$$0 \le i<m$$ $m > 1000$ is the number of points for which a hull containment test is performed.
$$0 \le j < n$$ $n > 1000$ is the number of faces on a convex hull.
$0 \le k \le 3$ is the spatial dimension.
$E_{j,k}$ has hull normals in $k \in \lbrace 0, 1,2 \rbrace $ and a plane offset in $k=3$.
$P_{i,k}$ is the set of points to test.
$$s_i = \text{sgn} \max_{j=0} ^{n-1} \left( E_{j,3} + E_{j,0..2} \cdot P_{i,0..2} \right) $$
If $s$ is negative then its point in $P$ is fully contained in hull $E$. $s_i$ is the output indicator sign for each test point. The case where $s=0$ doesn't matter much so long as it's consistent (i.e. a boolean output array evaluating $s < 0$ is equally as useful).

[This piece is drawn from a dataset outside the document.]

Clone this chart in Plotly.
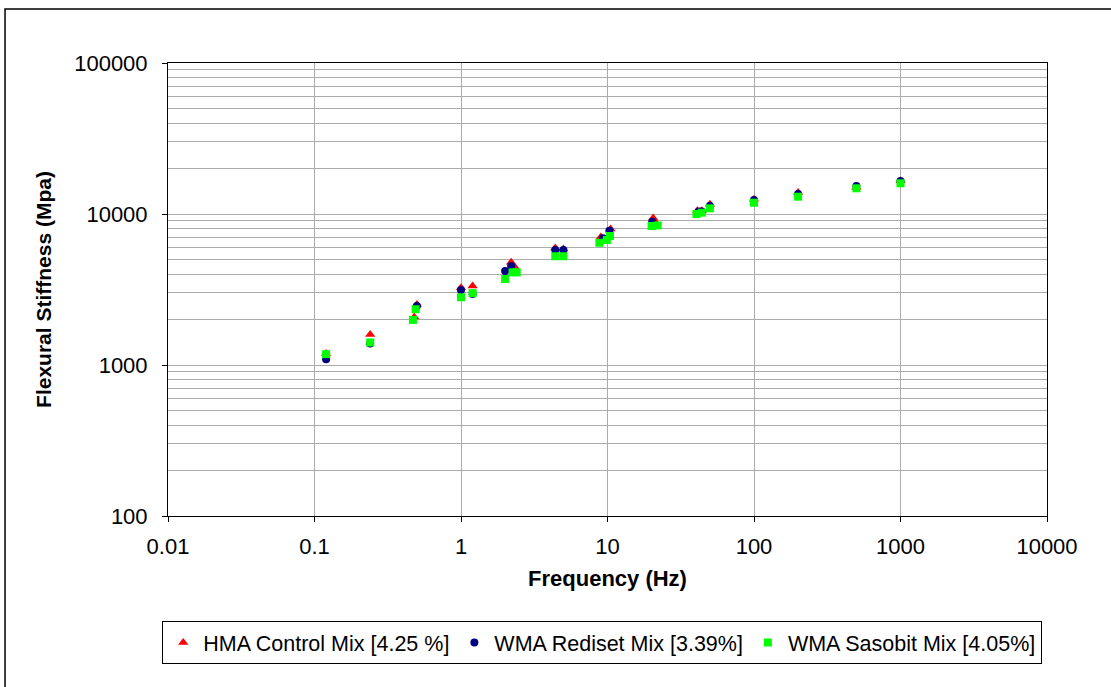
import plotly.graph_objects as go

# Data
freq_hma = [0.12, 0.24, 0.48, 0.5, 1.0, 1.2, 2.2, 2.35, 4.4, 5.0, 9.0, 10.5, 20.5, 21.5, 41, 44, 50, 100, 200, 500, 1000]
stiff_hma = [1190, 1590, 2080, 2520, 3250, 3340, 4800, 4400, 5950, 5870, 7040, 7960, 9400, 8700, 10500, 10500, 11600, 12500, 13900, 15000, 16600]

freq_red = [0.12, 0.24, 0.5, 1.0, 1.2, 2.0, 2.2, 4.4, 5.0, 9.3, 10.3, 20.2, 42, 44, 50, 100, 200, 500, 1000]
stiff_red = [1090, 1390, 2460, 3140, 2950, 4190, 4520, 5780, 5780, 6900, 7750, 8900, 10400, 10400, 11300, 12400, 13560, 15320, 16540]

freq_sas = [0.12, 0.24, 0.47, 0.49, 1.0, 1.2, 2.0, 2.25, 2.4, 4.4, 5.0, 8.8, 9.9, 10.4, 20, 22, 40.5, 44, 50, 100, 200, 500, 1000]
stiff_sas = [1180, 1410, 1990, 2340, 2810, 2990, 3710, 4110, 4110, 5250, 5250, 6450, 6730, 7150, 8330, 8400, 10000, 10200, 10900, 11880, 13020, 14800, 15970]

names = ["HMA Control Mix [4.25 %]", "WMA Rediset Mix [3.39%]", "WMA Sasobit Mix [4.05%]"]

x_tickvals = [0.01, 0.1, 1, 10, 100, 1000, 10000]
x_ticktext = ["0.01", "0.1", "1", "10", "100", "1000", "10000"]
y_tickvals = [100, 1000, 10000, 100000]
y_ticktext = ["100", "1000", "10000", "100000"]

FONT = "Liberation Sans, Arial, sans-serif"

fig = go.Figure()
fig.add_trace(go.Scatter(x=freq_hma, y=stiff_hma, mode="markers", name=names[0],
                         marker=dict(symbol="triangle-up", color="#ff0000", size=9)))
fig.add_trace(go.Scatter(x=freq_red, y=stiff_red, mode="markers", name=names[1],
                         marker=dict(symbol="circle", color="#000080", size=8)))
fig.add_trace(go.Scatter(x=freq_sas, y=stiff_sas, mode="markers", name=names[2],
                         marker=dict(symbol="square", color="#00ff00", size=8)))

minor_y = [k * 10 ** d for d in range(2, 5) for k in range(2, 10)]

fig.update_layout(
    width=1111, height=687,
    margin=dict(l=168, r=64, t=63, b=171),
    paper_bgcolor="white", plot_bgcolor="white",
    font=dict(family=FONT, size=22, color="black"),
    showlegend=True,
    legend=dict(orientation="h", x=0.494, xanchor="center", y=-0.232, yanchor="top",
                bordercolor="black", borderwidth=1, bgcolor="white",
                font=dict(family=FONT, size=21.5, color="black"),
                itemwidth=30, tracegroupgap=0),
    xaxis=dict(type="log", range=[-2, 4], tickvals=x_tickvals, ticktext=x_ticktext,
               showgrid=True, gridcolor="#ababab", gridwidth=1,
               showline=True, linecolor="black", linewidth=1, mirror=True,
               ticks="outside", ticklen=5, tickcolor="black", ticklabelstandoff=6,
               tickfont=dict(family=FONT, size=22),
               zeroline=False,
               title=dict(text="<b>Frequency (Hz)</b>", font=dict(family=FONT, size=22), standoff=12)),
    yaxis=dict(type="log", range=[2, 5], tickvals=y_tickvals, ticktext=y_ticktext,
               showgrid=True, gridcolor="#ababab", gridwidth=1,
               showline=True, linecolor="black", linewidth=1, mirror=True,
               ticks="outside", ticklen=5, tickcolor="black", ticklabelstandoff=10,
               tickfont=dict(family=FONT, size=22),
               zeroline=False,
               minor=dict(tickvals=minor_y, showgrid=True, gridcolor="#ababab", gridwidth=1, ticks=""),
               title=dict(text="<b>Flexural Stiffness (Mpa)</b>", font=dict(family=FONT, size=21), standoff=16)),
    shapes=[
        dict(type="path", xref="paper", yref="paper",
             path="M -0.1854,-0.5 L -0.1854,1.119 L 1.2,1.119",
             line=dict(color="black", width=1.5)),
    ],
)

fig.write_html("out.html")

My first attempt at evaluating this in Numpy added a fourth column in $P_{i,3} = 1$ to use it as a homogeneous transformation matrix in the product $E P^T$ and then applied the max and sgn as above. This works but it is inefficient for the case where many points are outside of the hull.
My second attempt partitions the matrix product over sub-matrices $E'$ of size $(n',4)$ with $1 \le n' \ll n$ while retaining the homogeneous form of $P$. On each iteration, it evaluates $E' P'^T$ then the same max and sgn. It discards point columns from $P'$ that are found to be outside of the hull. This helps with memory since the product is smaller due to smaller (fixed-size) $E'$ and monotonically shrinking $P'$; the shrink rate depends on the spatial distribution of test points.
Is there any way to reformulate this to be faster? The sign of the inner dot product seems somewhat "fundamental" but perhaps there's a way to more early termination as was done with the partitioning scheme above.